INFORMATION SUPPLIED:
====
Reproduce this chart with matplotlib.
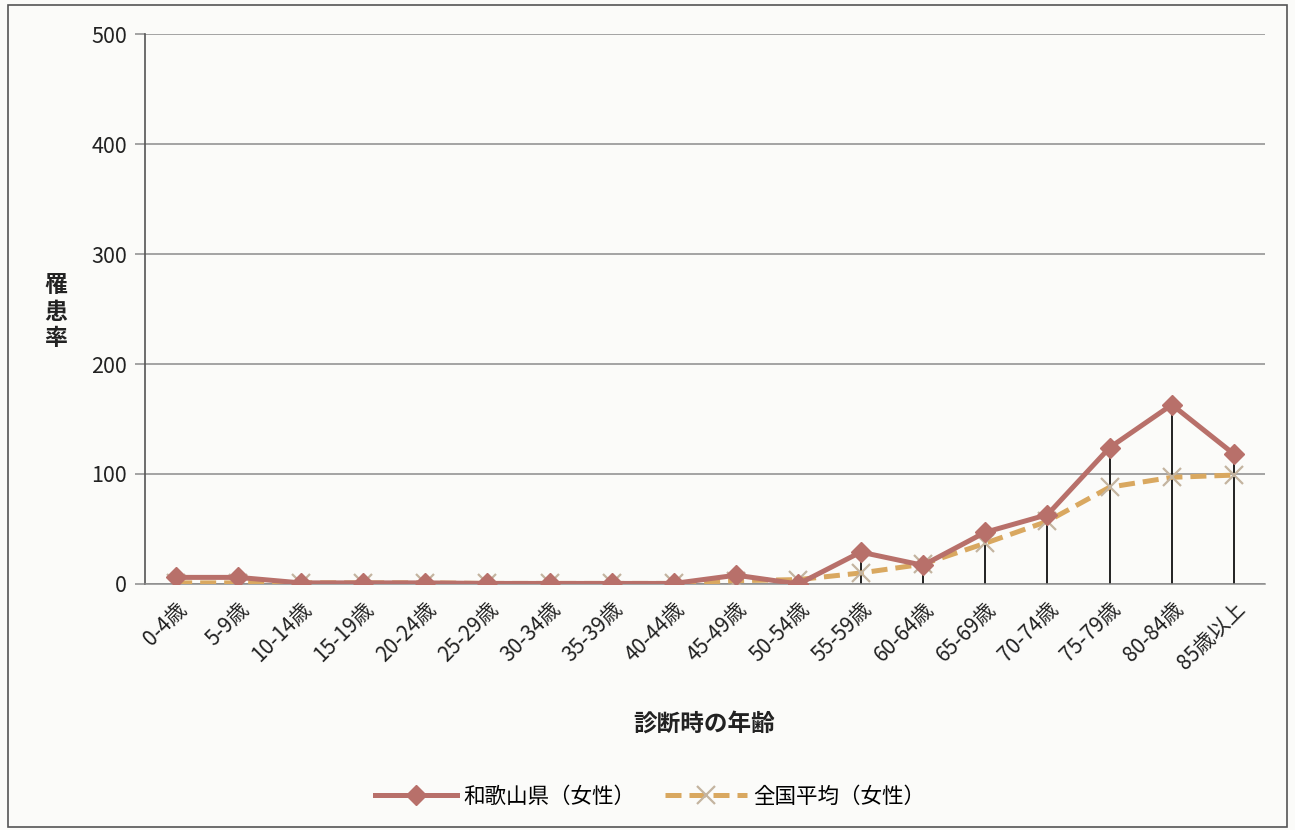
import numpy as np
import matplotlib.pyplot as plt
from matplotlib.patches import Rectangle

plt.rcParams['font.family'] = ['Noto Sans CJK JP', 'DejaVu Sans']

# ============================
# DATA
# ============================
age_groups = ["0-4歳", "5-9歳", "10-14歳", "15-19歳", "20-24歳", "25-29歳",
              "30-34歳", "35-39歳", "40-44歳", "45-49歳", "50-54歳", "55-59歳",
              "60-64歳", "65-69歳", "70-74歳", "75-79歳", "80-84歳", "85歳以上"]

wakayama = [6, 6, 1, 1, 1, 0.5, 0.5, 0.5, 0.5, 8, 0, 29, 17, 47, 63, 124, 163, 118]
national = [1, 1, 1, 1, 1, 0.5, 0.5, 0.5, 0.5, 3, 4, 10, 18, 37, 57, 88, 97, 99]

label_wk = "和歌山県（女性）"
label_nat = "全国平均（女性）"

# ============================
# STYLE
# ============================
C_WK = "#b8706a"
C_NAT = "#d9a860"
C_X = "#c4b4a0"
C_GRID = "#8c8c8c"
BG = "#fbfbf9"

fig = plt.figure(figsize=(12.95, 8.3), dpi=100, facecolor=BG)
ax = fig.add_axes([0.112, 0.2964, 0.865, 0.6626], facecolor=BG)

# outer chart frame
fig.patches.append(Rectangle((0.006, 0.004), 0.988, 0.99, transform=fig.transFigure,
                             fill=False, edgecolor="#555555", linewidth=1.2))

x = np.arange(len(age_groups))

# drop lines to the axis
tops = np.maximum(wakayama, national)
ax.vlines(x, 0, tops, color="#111111", linewidth=1.3, zorder=2)

ax.plot(x, national, color=C_NAT, linestyle=(0, (3.2, 1.6)), linewidth=3.6,
        marker="x", markersize=13, markeredgecolor=C_X, markeredgewidth=1.6,
        label=label_nat, zorder=3)
ax.plot(x, wakayama, color=C_WK, linewidth=3.6, marker="D", markersize=10.5,
        markerfacecolor=C_WK, markeredgecolor=C_WK, label=label_wk, zorder=4)

ax.set_xlim(-0.5, len(age_groups) - 0.5)
ax.set_ylim(0, 500)
ax.set_yticks(np.arange(0, 501, 100))
ax.yaxis.grid(True, color=C_GRID, linewidth=1.1)
ax.set_axisbelow(True)

ax.set_xticks(x)
ax.set_xticklabels(age_groups, rotation=45, ha="right", rotation_mode="anchor",
                   fontsize=15, color="#222222")
ax.tick_params(axis="x", length=0, pad=10)
ax.tick_params(axis="y", length=7, width=1.1, color=C_GRID, labelsize=15.5,
               labelcolor="#222222", pad=6)

for s in ["top", "right"]:
    ax.spines[s].set_visible(False)
ax.spines["left"].set_color("#555555")
ax.spines["left"].set_linewidth(1.2)
ax.spines["bottom"].set_color(C_GRID)
ax.spines["bottom"].set_linewidth(1.1)

# axis titles
fig.text(0.043, 0.624, "罹\n患\n率", fontsize=16.5, fontweight="bold",
         ha="center", va="center", linespacing=1.2, color="#222222")
fig.text(0.544, 0.128, "診断時の年齢", fontsize=17, fontweight="bold",
         ha="center", va="center", color="#222222")

handles, labels = ax.get_legend_handles_labels()
fig.legend(handles[::-1], labels[::-1], loc="center", bbox_to_anchor=(0.502, 0.04),
           ncol=2, frameon=False, fontsize=15.5, handlelength=3.8,
           columnspacing=1.4, handletextpad=0.3)

fig.savefig("out.png", dpi=100, facecolor=BG)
====
REQUIREMENT: Starting at the top of the listing above, please restate word for word each line up to and including the one that holds "plt.rcParams['font.family'] = ['Noto", omitting every image.

EXERCISE SOLUTION:
Reproduce this chart with matplotlib.
import numpy as np
import matplotlib.pyplot as plt
from matplotlib.patches import Rectangle

plt.rcParams['font.family'] = ['Noto Sans CJK JP', 'DejaVu Sans']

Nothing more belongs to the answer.